▶ _What you have to do_:
A single number is the answer here: how many lines of the entries contain "chart"?

▶ _Material provided_:

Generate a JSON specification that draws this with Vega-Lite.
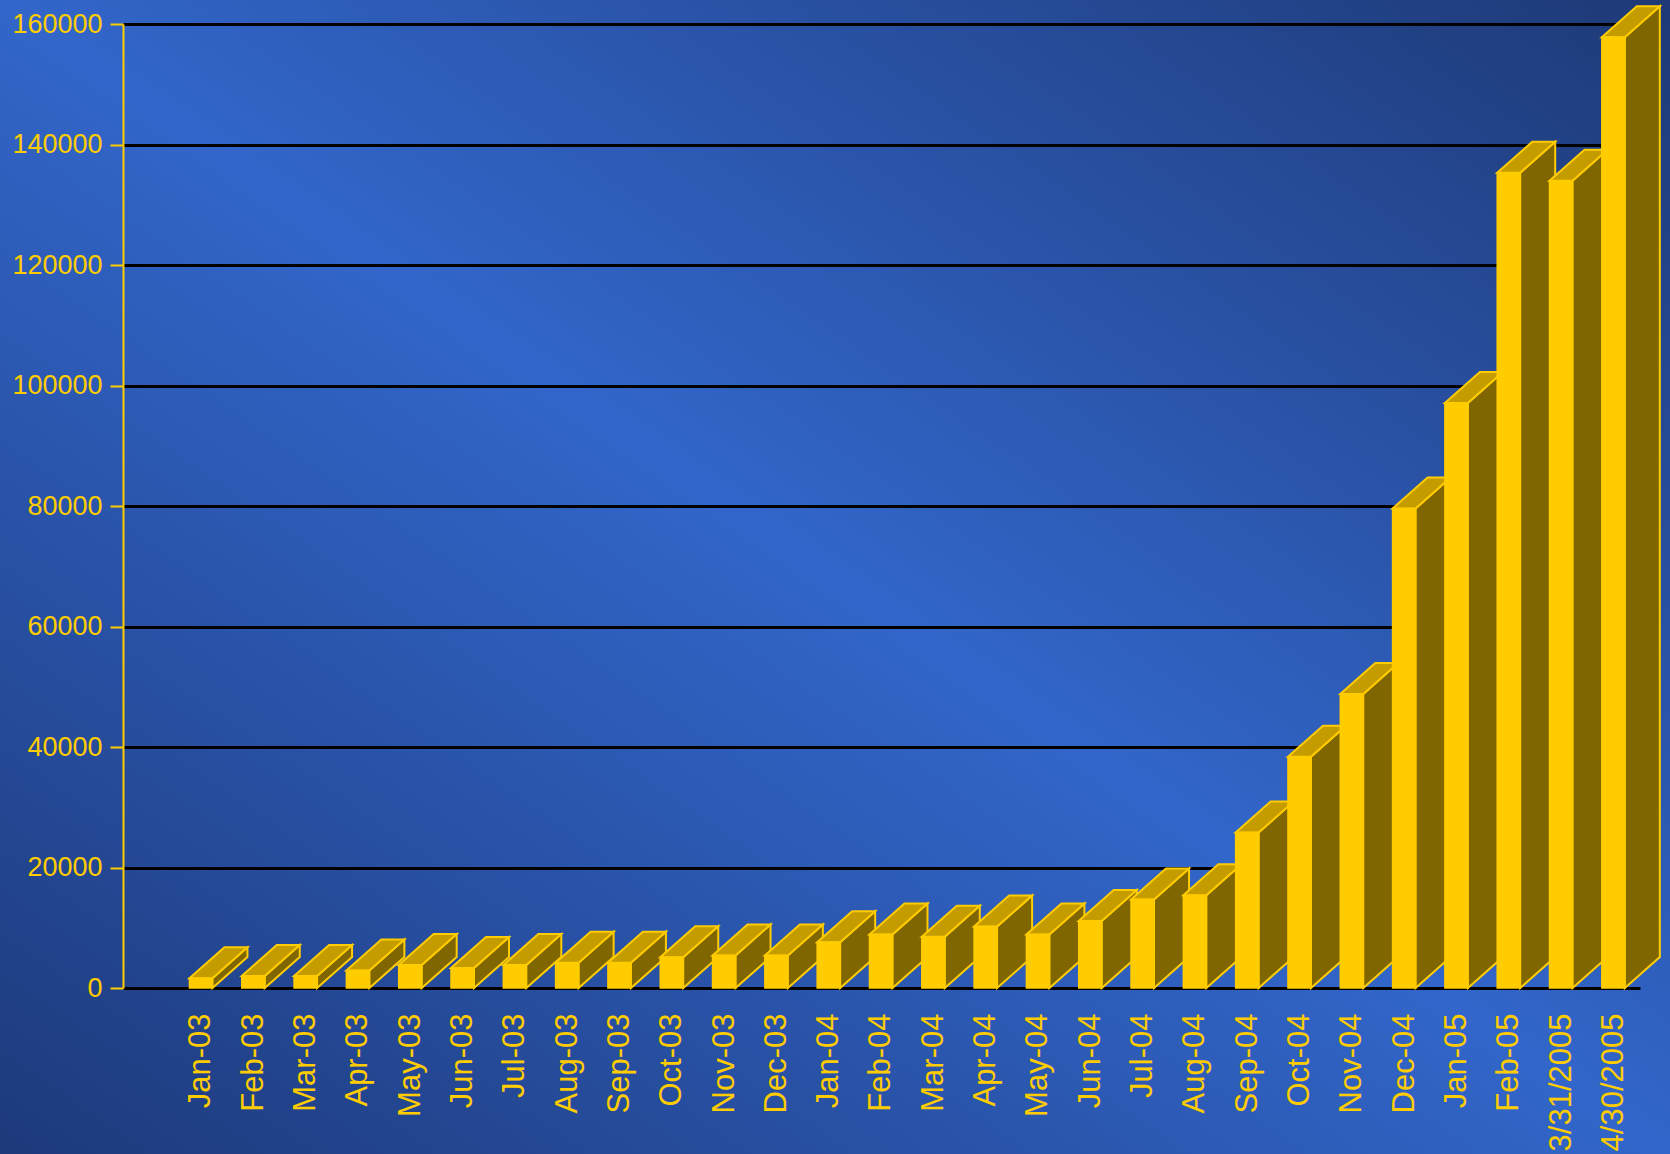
{
  "$schema": "https://vega.github.io/schema/vega-lite/v6.json",
  "width": 1670,
  "height": 1154,
  "autosize": {"type": "none"},
  "padding": 0,
  "background": "#2a55b0",
  "view": {
    "stroke": null,
    "fill": {
      "gradient": "linear",
      "x1": 0, "y1": 1, "x2": 1, "y2": 0,
      "stops": [
        {"offset": 0, "color": "#1d397a"},
        {"offset": 0.5, "color": "#3266ca"},
        {"offset": 1, "color": "#1e3976"}
      ]
    }
  },
  "data": {
    "values": [
      {"month": "Jan-03", "value": 1600},
      {"month": "Feb-03", "value": 2000},
      {"month": "Mar-03", "value": 2000},
      {"month": "Apr-03", "value": 2900},
      {"month": "May-03", "value": 3800},
      {"month": "Jun-03", "value": 3300},
      {"month": "Jul-03", "value": 3800},
      {"month": "Aug-03", "value": 4200},
      {"month": "Sep-03", "value": 4200},
      {"month": "Oct-03", "value": 5100},
      {"month": "Nov-03", "value": 5400},
      {"month": "Dec-03", "value": 5400},
      {"month": "Jan-04", "value": 7600},
      {"month": "Feb-04", "value": 8900},
      {"month": "Mar-04", "value": 8500},
      {"month": "Apr-04", "value": 10200},
      {"month": "May-04", "value": 8900},
      {"month": "Jun-04", "value": 11100},
      {"month": "Jul-04", "value": 14700},
      {"month": "Aug-04", "value": 15400},
      {"month": "Sep-04", "value": 25800},
      {"month": "Oct-04", "value": 38400},
      {"month": "Nov-04", "value": 48800},
      {"month": "Dec-04", "value": 79600},
      {"month": "Jan-05", "value": 97100},
      {"month": "Feb-05", "value": 135300},
      {"month": "3/31/2005", "value": 134000},
      {"month": "4/30/2005", "value": 157800}
    ]
  },
  "encoding": {
    "x": {
      "field": "month",
      "type": "ordinal",
      "sort": null,
      "scale": {"type": "point", "range": [123, 1640], "padding": 1.014, "align": 0.745},
      "axis": {
        "orient": "bottom",
        "offset": -166,
        "title": null,
        "labelAngle": -90,
        "labelAlign": "right",
        "labelBaseline": "middle",
        "labelPadding": 25,
        "ticks": false,
        "tickSize": 0,
        "domain": false,
        "grid": false,
        "labelOverlap": false,
        "labelColor": "#FFCC00",
        "labelFont": "Liberation Sans",
        "labelFontSize": 31
      }
    },
    "y": {
      "field": "value",
      "type": "quantitative",
      "stack": null,
      "scale": {"domain": [0, 160000], "range": [988, 24], "nice": false, "zero": true},
      "axis": {
        "orient": "left",
        "offset": -123,
        "title": null,
        "values": [0, 20000, 40000, 60000, 80000, 100000, 120000, 140000, 160000],
        "format": "d",
        "grid": true,
        "gridColor": "#000000",
        "gridWidth": 3,
        "gridOpacity": 1,
        "domainColor": "#FFCC00",
        "domainWidth": 2,
        "tickColor": "#FFCC00",
        "tickWidth": 2,
        "tickSize": 13,
        "labelPadding": 8,
        "labelColor": "#FFCC00",
        "labelFont": "Liberation Sans",
        "labelFontSize": 27
      }
    }
  },
  "layer": [
    {
      "transform": [{"fold": ["month", "value"], "as": ["corner", "cval"]}],
      "mark": {
        "type": "area",
        "orient": "vertical",
        "fill": "#806600",
        "stroke": "#FFCC00",
        "strokeWidth": 2,
        "strokeJoin": "miter",
        "xOffset": {"expr": "11.5 + (datum.corner == 'value' ? 35 : 0)"},
        "yOffset": {"expr": "datum.corner == 'value' ? -31 : 0"},
        "y2Offset": {"expr": "datum.corner == 'value' ? -31 : 0"}
      },
      "encoding": {
        "y2": {"datum": 0},
        "detail": {"field": "month"}
      }
    },
    {
      "transform": [{"fold": ["month", "value"], "as": ["corner", "cval"]}],
      "mark": {
        "type": "area",
        "orient": "horizontal",
        "fill": "#C49C00",
        "stroke": "#FFCC00",
        "strokeWidth": 2,
        "strokeJoin": "miter",
        "xOffset": {"expr": "-11.5 + (datum.corner == 'value' ? 35 : 0)"},
        "x2Offset": {"expr": "11.5 + (datum.corner == 'value' ? 35 : 0)"},
        "yOffset": {"expr": "datum.corner == 'value' ? -31 : 0"}
      },
      "encoding": {
        "x2": {"field": "month"},
        "detail": {"field": "month"}
      }
    },
    {
      "mark": {"type": "bar", "width": 23, "fill": "#FFCC00", "stroke": "#FFCC00", "strokeWidth": 1.5},
      "encoding": {
        "y2": {"datum": 0}
      }
    }
  ]
}
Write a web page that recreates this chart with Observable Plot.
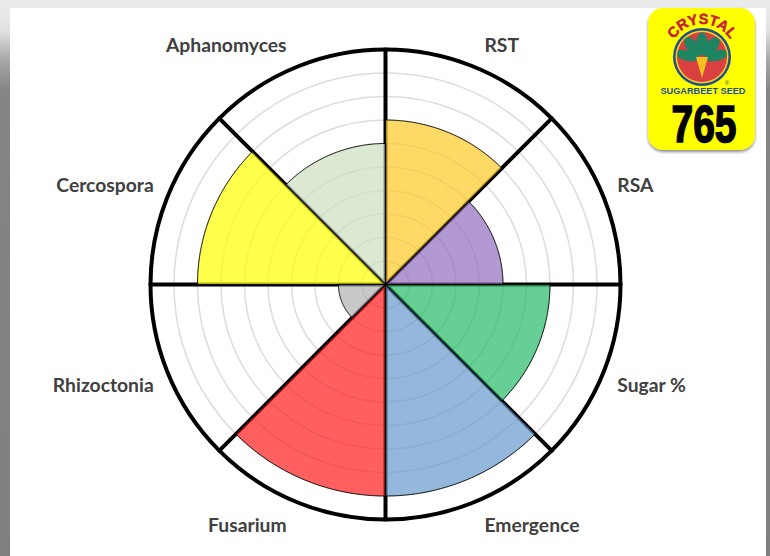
<!DOCTYPE html>
<html>
<head>
<meta charset="utf-8">
<script src="https://cdn.jsdelivr.net/npm/d3@7"></script>
<script src="https://cdn.jsdelivr.net/npm/@observablehq/plot@0.6"></script>
<style>
html,body{margin:0;padding:0;background:#fff;}
#stage{position:relative;width:770px;height:556px;overflow:hidden;background:#fff;}
#chart svg{display:block;position:absolute;left:0;top:0;background:transparent;}
.edge{position:absolute;background:linear-gradient(to bottom,#ececec 0,#e2e2e2 30px,#a8a8a8 60px,#858585 90px,#808080 100%);}
#logo{position:absolute;left:0;top:0;}
</style>
</head>
<body>
<div id="stage">
<div class="edge" style="left:0;top:0;width:10px;height:556px"></div>
<div class="edge" style="left:766px;top:0;width:4px;height:556px"></div>
<div style="position:absolute;left:0;top:0;width:770px;height:8px;background:#ebebeb"></div>
<div id="chart"></div>
<svg id="logo" width="770" height="556" xmlns="http://www.w3.org/2000/svg">
<defs>
<filter id="sh" x="-10%" y="-10%" width="120%" height="120%"><feDropShadow dx="0" dy="2" stdDeviation="1.5" flood-color="#000" flood-opacity="0.45"/></filter>
<path id="arc" d="M669 57 A33 33 0 0 1 735 57"/>
<clipPath id="inner"><circle cx="702" cy="57" r="25"/></clipPath>
</defs>
<rect x="648" y="8" width="107" height="142" rx="15" fill="#ffff00" filter="url(#sh)"/>
<circle cx="702" cy="57" r="29" fill="#1f4f8f"/>
<circle cx="702" cy="57" r="26.5" fill="#f4d21f"/>
<circle cx="702" cy="57" r="25" fill="#d9403f"/>
<g clip-path="url(#inner)" fill="#1e8461">
<ellipse cx="702" cy="44" rx="6" ry="11.5"/>
<ellipse cx="702" cy="44" rx="6" ry="11.5" transform="rotate(-36 702 60)"/>
<ellipse cx="702" cy="44" rx="6" ry="11.5" transform="rotate(36 702 60)"/>
<ellipse cx="702" cy="44" rx="5" ry="11.5" transform="rotate(-74 702 60)"/>
<ellipse cx="702" cy="44" rx="5" ry="11.5" transform="rotate(74 702 60)"/>
</g>
<polygon points="696,57 708,57 702,78" fill="#f4c020"/>
<text font-family="Liberation Sans" font-weight="700" font-size="14.5" fill="#c4213a" stroke="#c4213a" stroke-width="0.5"><textPath href="#arc" startOffset="50%" text-anchor="middle">CRYSTAL</textPath></text>
<text x="727" y="85" font-family="Liberation Sans" font-size="6" fill="#1f4f8f" text-anchor="middle">®</text>
<text x="703" y="94" font-family="Liberation Sans" font-weight="700" font-size="8.7" fill="#1f4f8f" text-anchor="middle" textLength="85" lengthAdjust="spacingAndGlyphs">SUGARBEET SEED</text>
<text transform="translate(704 142) scale(1 1.0625)" font-family="Liberation Sans" font-weight="700" font-size="48" fill="#000" stroke="#000" stroke-width="1.5" text-anchor="middle" textLength="65" lengthAdjust="spacingAndGlyphs">765</text>
</svg>
</div>
<script>
const traits = ["RST","RSA","Sugar %","Emergence","Fusarium","Rhizoctonia","Cercospora","Aphanomyces"];
const ratings = [7,5,7,9,9,2,8,6];
const colors = ["#ffc924","#916dbd","#24bb69","#679acd","#ff1b1b","#b1b1b1","#ffff00","#cce0c1"];
const levels = [1,2,3,4,5,6,7,8,9];
const maxRating = 10;

const pxPerUnit = 23.5, W = 770, H = 556, cx = 385, cy = 284;
const step = 360 / traits.length;
const pol = (r, deg) => {
  const a = deg * Math.PI / 180;
  return [r * Math.sin(a), r * Math.cos(a)];
};

// Wedge outlines: centre, arc, centre — radius is the rating.
const wedgePts = traits.flatMap((t, i) => {
  const arc = d3.range(0, 61).map(k => pol(ratings[i], i * step + k * step / 60));
  return [[0, 0], ...arc, [0, 0]].map(([x, y]) => ({t, x, y, color: colors[i]}));
});

// Straight edge of each wedge that darkens where it runs over a spoke.
const edgePts = traits.flatMap((t, i) =>
  [[0, 0], pol(ratings[i], (i + 1) * step)].map(([x, y]) => ({t, x, y})));

const spokes = d3.range(traits.length).flatMap(i =>
  [[0, 0], pol(maxRating, i * step)].map(([x, y]) => ({i, x, y})));

const labelR = 11;
const labels = traits.map((t, i) => {
  const [x, y] = pol(labelR, i * step + step / 2);
  return {t, x, y, side: x > 0 ? "start" : "end", wide: Math.abs(x) > Math.abs(y), lower: y < 0};
});
const labelStyle = {text: "t", x: "x", y: "y", fontFamily: "Lato", fontWeight: 700, fontSize: 19.3, fill: "#404040"};
const labelMark = (side, wide, lower) => Plot.text(
  labels.filter(d => d.side === side && d.wide === wide && d.lower === lower),
  {...labelStyle, textAnchor: side, dx: wide ? (side === "start" ? -7 : 7) : 0, dy: lower ? 2 : 0}
);

const plot = Plot.plot({
  width: W, height: H,
  margin: 0,
  x: {domain: [-cx / pxPerUnit, (W - cx) / pxPerUnit], range: [0, W], axis: null},
  y: {domain: [(H - cy) / -pxPerUnit, cy / pxPerUnit], range: [H, 0], axis: null},
  r: {type: "linear", domain: [0, maxRating], range: [0, maxRating * pxPerUnit]},
  style: {background: "transparent"},
  marks: [
    Plot.dot(levels, {x: () => 0, y: () => 0, r: d => d, stroke: "#dcdcdc", strokeWidth: 1.5, fill: "none"}),
    Plot.line(spokes, {x: "x", y: "y", z: "i", stroke: "#000", strokeWidth: 4}),
    Plot.line(wedgePts, {x: "x", y: "y", z: "t", fill: "color", fillOpacity: 0.7, stroke: "#000", strokeWidth: 1, strokeOpacity: 0.85}),
    Plot.line(edgePts, {x: "x", y: "y", z: "t", stroke: "#000", strokeWidth: 1.6, strokeOpacity: 0.7}),
    Plot.dot([maxRating], {x: () => 0, y: () => 0, r: d => d, stroke: "#000", strokeWidth: 4, fill: "none"}),
    labelMark("start", false, false),
    labelMark("end", false, false),
    labelMark("start", false, true),
    labelMark("end", false, true),
    labelMark("start", true, false),
    labelMark("end", true, false),
    labelMark("start", true, true),
    labelMark("end", true, true)
  ]
});
document.getElementById("chart").appendChild(plot);
</script>
</body>
</html>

▶ _Problem solution_:
4